The VTEC system was originally introduced as a DOHC system in the 1989 Honda Integra and Civic CRX SiR models sold in Japan and Europe, which used a 160 bhp (119 kW) variant of the B16A engine. The US market saw the first VTEC system with the introduction of the 1990 Acura NSX, which used a DOHC VTEC V6 with 270 hp. DOHC VTEC engines soon appeared in other vehicles, such as the 1992 Acura Integra GS-R (B17 1.7 liter engine). And later in the 1993 Honda Prelude VTEC (H22 2.2 liter engine) and Honda Del Sol VTEC (B16 1.6 liter engine).
Honda has also continued to develop other varieties and today offers several varieties of VTEC: iVTEC, iVTEC Hybrid and VTEC in the NSX and some Japanese domestic market cars.
SOHC VTEC
As popularity and marketing value of the VTEC system grew, Honda applied the system to SOHC (Single Over Head Cam) engines, which shares a common camshaft for both intake and exhaust valves. The trade-off is that SOHC engines only benefit from the VTEC mechanism on the intake valves. This is because VTEC requires a third center rocker arm and cam lobe (for each intake and exhaust side), and in the SOHC engine, the spark plugs are situated between the two exhaust rocker arms, leaving no room for the VTEC rocker arm. Additionally, the center lobe on the camshaft can only be utilized by either the intake or the exhaust, limiting the VTEC feature to one side.
SOHC VTEC-E
Honda's next version of VTEC, VTEC-E, was used in a slightly different way; instead of optimising performance at high RPM, it was used to increase efficiency at low RPM. At low RPM, one of the two intake valves is only allowed to open a very small amount, increasing the fuel/air atomization in the cylinder and thus allowing a leaner mixture to be used. As the engine's speed increases, both valves are needed to supply sufficient mixture. A sliding pin, which is pressured by oil, as in the regular VTEC, is used to connect both valves together and allows the full opening of the second valve.
DOHC VTEC-DI
Honda also had a demonstration engine back in end 1999 where a 1.4 liter DOHC Honda engine was equipped with a VTEC-DI system. This was Honda’s first demonstration of direct injection to the public. The engine was installed in a Honda Logo (the predecessor to the Honda Fit/Jazz) and made power and torque outputs of 107 hp at 6200 rpm and 133 Nm at 5000 rpm.
3-Stage VTEC
Honda also introduced a 3-stage VTEC system in select markets, which combines the features of both SOHC VTEC and SOHC VTEC-E.

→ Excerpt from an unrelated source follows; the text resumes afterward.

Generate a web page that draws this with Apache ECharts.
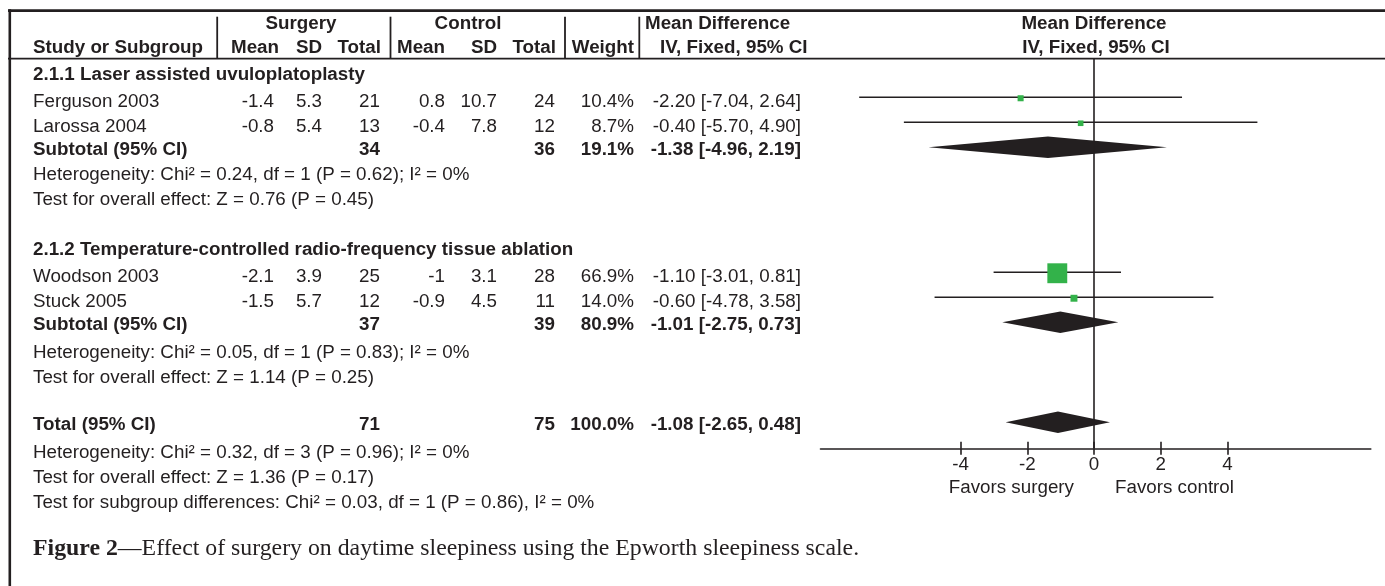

At low engine speeds, one intake valve is opened off an economy lift cam lobe, and the second valve is just cracked open a little to help promote better swirl in the combustion chamber. Used in conjunction with a 5-wire, wideband O2 sensor, great fuel ecomomy can be realized.
At medium engine speeds, both intake valves open off the economy cam lobe with equal lift allowing the engine to produce more power, but at the expense of economy.
At high engine speeds, both intake valves are actuated by a high lift cam lobe and produce much higher performance than at the medium speed range, but at an even greater expense of economy.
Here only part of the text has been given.